◆ **WRITTEN EXERCISE**
Each line below must be set down exactly; omit any image you find.

◆ **DATA PROVIDED**
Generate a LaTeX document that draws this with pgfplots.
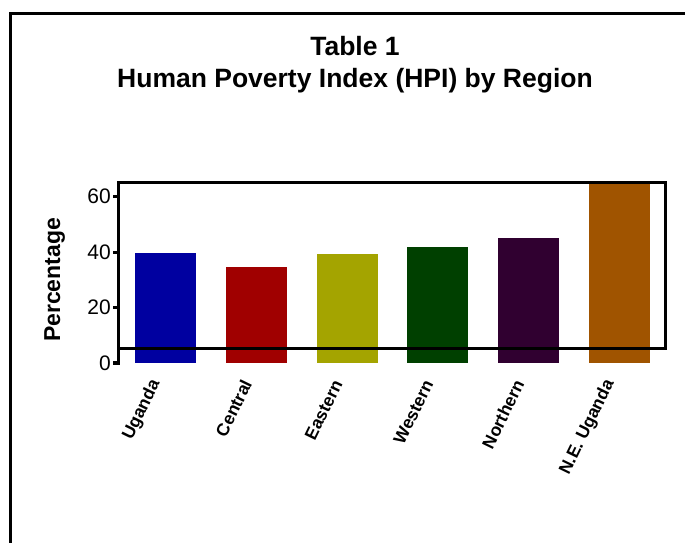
\documentclass[border=0pt]{standalone}
\usepackage{pgfplots}
\pgfplotsset{compat=1.18}
\usepackage{fontspec}
\setmainfont{Liberation Sans}
\definecolor{cUg}{RGB}{0,0,160}
\definecolor{cCe}{RGB}{160,0,0}
\definecolor{cEa}{RGB}{164,164,0}
\definecolor{cWe}{RGB}{0,64,0}
\definecolor{cNo}{RGB}{48,0,48}
\definecolor{cNE}{RGB}{160,84,0}
\begin{document}
\begin{tikzpicture}
\useasboundingbox (0,0) rectangle (685bp,543bp);
\draw[line width=3bp] (10.5bp,0) -- (10.5bp,529.5bp) -- (685bp,529.5bp);
\node[anchor=base, font=\fontsize{26.5bp}{30bp}\selectfont\bfseries] at (355bp,487bp) {Table 1};
\node[anchor=base, font=\fontsize{26.5bp}{30bp}\selectfont\bfseries] at (355bp,455bp) {Human Poverty Index (HPI) by Region};
\begin{axis}[
  at={(118bp,180bp)}, anchor=south west,
  scale only axis, width=547bp, height=181bp,
  xmin=-0.523, xmax=5.5, ymin=0, ymax=65.3,
  clip=false,
  axis line style={draw=none},
  ytick={0,20,40,60}, ytick pos=left,
  tick align=outside, major tick length=5bp,
  ytick style={line width=3bp, black},
  xtick={0,1,2,3,4,5}, xtick pos=bottom,
  xticklabels={Uganda,Central,Eastern,Western,Northern,N.E. Uganda},
  xtick style={draw=none},
  xticklabel style={xshift=-9bp, yshift=-6bp, rotate=64, anchor=east, font=\fontsize{17.5bp}{20bp}\selectfont\bfseries, inner sep=1bp},
  xticklabel shift=6bp,
  yticklabel style={font=\fontsize{21bp}{22bp}\selectfont, inner sep=2bp},
  /pgf/number format/assume math mode=true,
  ylabel={Percentage},
  ylabel style={at={(axis description cs:-0.116,0.459)}, anchor=center, font=\fontsize{23bp}{25bp}\selectfont\bfseries},
  ybar, bar width=0.672, bar shift=0pt,
]
\addplot[fill=cUg, draw=none] coordinates {(0,39.8)};
\addplot[fill=cCe, draw=none] coordinates {(1,34.7)};
\addplot[fill=cEa, draw=none] coordinates {(2,39.4)};
\addplot[fill=cWe, draw=none] coordinates {(3,41.9)};
\addplot[fill=cNo, draw=none] coordinates {(4,45.2)};
\addplot[fill=cNE, draw=none] coordinates {(5,64.6)};
\draw[line width=3bp, line cap=rect] (rel axis cs:0,0) -- (rel axis cs:0,1) -- (rel axis cs:1,1) -- (axis cs:5.5,5.4) -- (axis cs:-0.523,5.4);
\end{axis}
\end{tikzpicture}
\end{document}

◆ **FINISHED EXERCISE**
Generate a LaTeX document that draws this with pgfplots.
\documentclass[border=0pt]{standalone}
\usepackage{pgfplots}
\pgfplotsset{compat=1.18}
\usepackage{fontspec}
\setmainfont{Liberation Sans}
\definecolor{cUg}{RGB}{0,0,160}
\definecolor{cCe}{RGB}{160,0,0}
\definecolor{cEa}{RGB}{164,164,0}
\definecolor{cWe}{RGB}{0,64,0}
\definecolor{cNo}{RGB}{48,0,48}
\definecolor{cNE}{RGB}{160,84,0}
\begin{document}
\begin{tikzpicture}
\useasboundingbox (0,0) rectangle (685bp,543bp);
\draw[line width=3bp] (10.5bp,0) -- (10.5bp,529.5bp) -- (685bp,529.5bp);
\node[anchor=base, font=\fontsize{26.5bp}{30bp}\selectfont\bfseries] at (355bp,487bp) {Table 1};
\node[anchor=base, font=\fontsize{26.5bp}{30bp}\selectfont\bfseries] at (355bp,455bp) {Human Poverty Index (HPI) by Region};
\begin{axis}[
  at={(118bp,180bp)}, anchor=south west,
  scale only axis, width=547bp, height=181bp,
  xmin=-0.523, xmax=5.5, ymin=0, ymax=65.3,
  clip=false,
  axis line style={draw=none},
  ytick={0,20,40,60}, ytick pos=left,
  tick align=outside, major tick length=5bp,
  ytick style={line width=3bp, black},
  xtick={0,1,2,3,4,5}, xtick pos=bottom,
  xticklabels={Uganda,Central,Eastern,Western,Northern,N.E. Uganda},
  xtick style={draw=none},
  xticklabel style={xshift=-9bp, yshift=-6bp, rotate=64, anchor=east, font=\fontsize{17.5bp}{20bp}\selectfont\bfseries, inner sep=1bp},
  xticklabel shift=6bp,
  yticklabel style={font=\fontsize{21bp}{22bp}\selectfont, inner sep=2bp},
  /pgf/number format/assume math mode=true,
  ylabel={Percentage},
  ylabel style={at={(axis description cs:-0.116,0.459)}, anchor=center, font=\fontsize{23bp}{25bp}\selectfont\bfseries},
  ybar, bar width=0.672, bar shift=0pt,
]
\addplot[fill=cUg, draw=none] coordinates {(0,39.8)};
\addplot[fill=cCe, draw=none] coordinates {(1,34.7)};
\addplot[fill=cEa, draw=none] coordinates {(2,39.4)};
\addplot[fill=cWe, draw=none] coordinates {(3,41.9)};
\addplot[fill=cNo, draw=none] coordinates {(4,45.2)};
\addplot[fill=cNE, draw=none] coordinates {(5,64.6)};
\draw[line width=3bp, line cap=rect] (rel axis cs:0,0) -- (rel axis cs:0,1) -- (rel axis cs:1,1) -- (axis cs:5.5,5.4) -- (axis cs:-0.523,5.4);
\end{axis}
\end{tikzpicture}
\end{document}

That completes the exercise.